A Computational Investigation of the Simultaneous Effects of Injection Pressure and EGR on Mixture Preparation and Engine Performance in a High Speed Direct Injection (HSDI) Diesel Engine

The scope of this work is to investigate the simultaneous effects of injection pressure and Exhaust Gas Recirculation (EGR) on mixture formation and engine performance in a High Speed Direct Injection (HSDI) diesel engine. For this, the computational results have been firstly compared to the measured data and a good agreement has been achieved in order to predict the in-cylinder pressure, heat release rate and the amount of NOx and soot emissions. Then, various injection pressures have been studied to explore its benefits to achieve the low exhaust emission at different EGR rates. The results show, while no EGR has been applied, decreasing the nozzle diameter causes the reduction of Indicate Specific Fuel Consumption (ISFC) with an increase in Indicated Mean Effective Pressure (IMEP).

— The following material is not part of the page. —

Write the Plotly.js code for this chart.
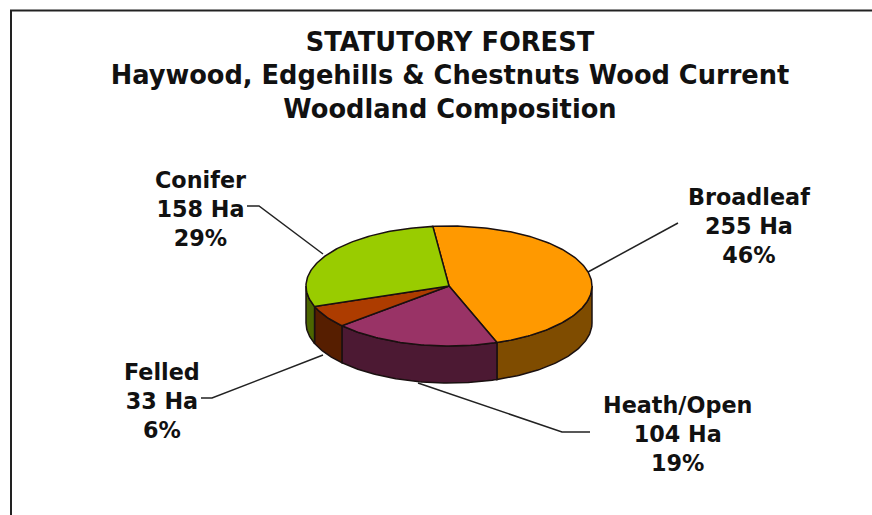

In addition, this strategy results to better air-fuel mixing, a faster combustion process, a considerable reduction of soot emissions but at the same time to a significant increase of NOx emission. By applying the different percentages of EGR rates, a potential to decrease the amount of NOx emission have been provided at high injection pressure while the other engine operating conditions (including the ISFC and IMEP) remain nearly constant. Nevertheless, the increase of soot emissions should be still considered as a negative effect in this case.